Pictures excluded, return the lines below from the first through the line holding "ratio = [0.79, 0.655, 1.52, 2.115, 2.18, 2.52]".

>> Begin

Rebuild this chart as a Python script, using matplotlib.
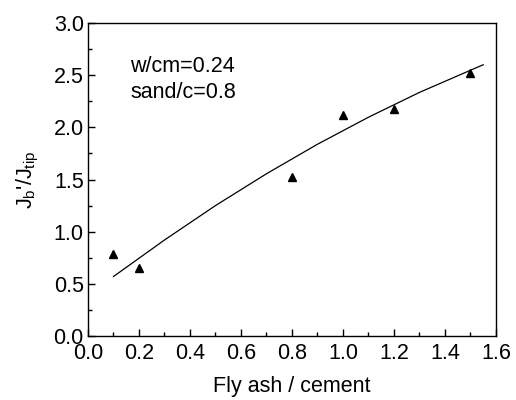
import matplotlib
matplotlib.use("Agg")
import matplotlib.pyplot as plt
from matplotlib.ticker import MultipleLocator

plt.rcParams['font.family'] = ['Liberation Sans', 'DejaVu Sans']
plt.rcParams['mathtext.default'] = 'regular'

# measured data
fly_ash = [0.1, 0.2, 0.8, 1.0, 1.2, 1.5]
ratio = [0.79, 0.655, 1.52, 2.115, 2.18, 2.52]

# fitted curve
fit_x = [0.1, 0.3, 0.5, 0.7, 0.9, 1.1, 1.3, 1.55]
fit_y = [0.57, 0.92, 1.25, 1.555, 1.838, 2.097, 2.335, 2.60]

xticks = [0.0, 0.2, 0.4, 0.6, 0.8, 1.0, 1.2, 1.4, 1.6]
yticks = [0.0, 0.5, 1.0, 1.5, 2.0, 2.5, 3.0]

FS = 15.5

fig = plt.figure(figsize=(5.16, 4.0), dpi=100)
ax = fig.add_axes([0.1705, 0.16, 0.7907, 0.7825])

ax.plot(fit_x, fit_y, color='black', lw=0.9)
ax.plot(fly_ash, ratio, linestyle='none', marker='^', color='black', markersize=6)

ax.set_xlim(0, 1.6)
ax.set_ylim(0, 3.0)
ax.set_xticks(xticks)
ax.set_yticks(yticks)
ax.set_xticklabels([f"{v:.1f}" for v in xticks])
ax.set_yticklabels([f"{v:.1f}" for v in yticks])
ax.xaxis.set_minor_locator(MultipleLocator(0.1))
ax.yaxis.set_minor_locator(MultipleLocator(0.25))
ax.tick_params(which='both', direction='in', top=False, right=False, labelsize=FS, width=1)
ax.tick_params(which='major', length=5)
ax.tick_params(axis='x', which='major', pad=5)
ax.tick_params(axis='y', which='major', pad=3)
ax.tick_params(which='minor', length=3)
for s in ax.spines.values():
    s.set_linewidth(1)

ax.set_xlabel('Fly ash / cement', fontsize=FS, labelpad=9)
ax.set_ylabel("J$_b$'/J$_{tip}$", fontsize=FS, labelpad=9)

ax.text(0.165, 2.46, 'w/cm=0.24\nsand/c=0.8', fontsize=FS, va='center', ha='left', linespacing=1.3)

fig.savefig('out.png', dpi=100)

>> End

_Written response_.
Rebuild this chart as a Python script, using matplotlib.
import matplotlib
matplotlib.use("Agg")
import matplotlib.pyplot as plt
from matplotlib.ticker import MultipleLocator

plt.rcParams['font.family'] = ['Liberation Sans', 'DejaVu Sans']
plt.rcParams['mathtext.default'] = 'regular'

# measured data
fly_ash = [0.1, 0.2, 0.8, 1.0, 1.2, 1.5]
ratio = [0.79, 0.655, 1.52, 2.115, 2.18, 2.52]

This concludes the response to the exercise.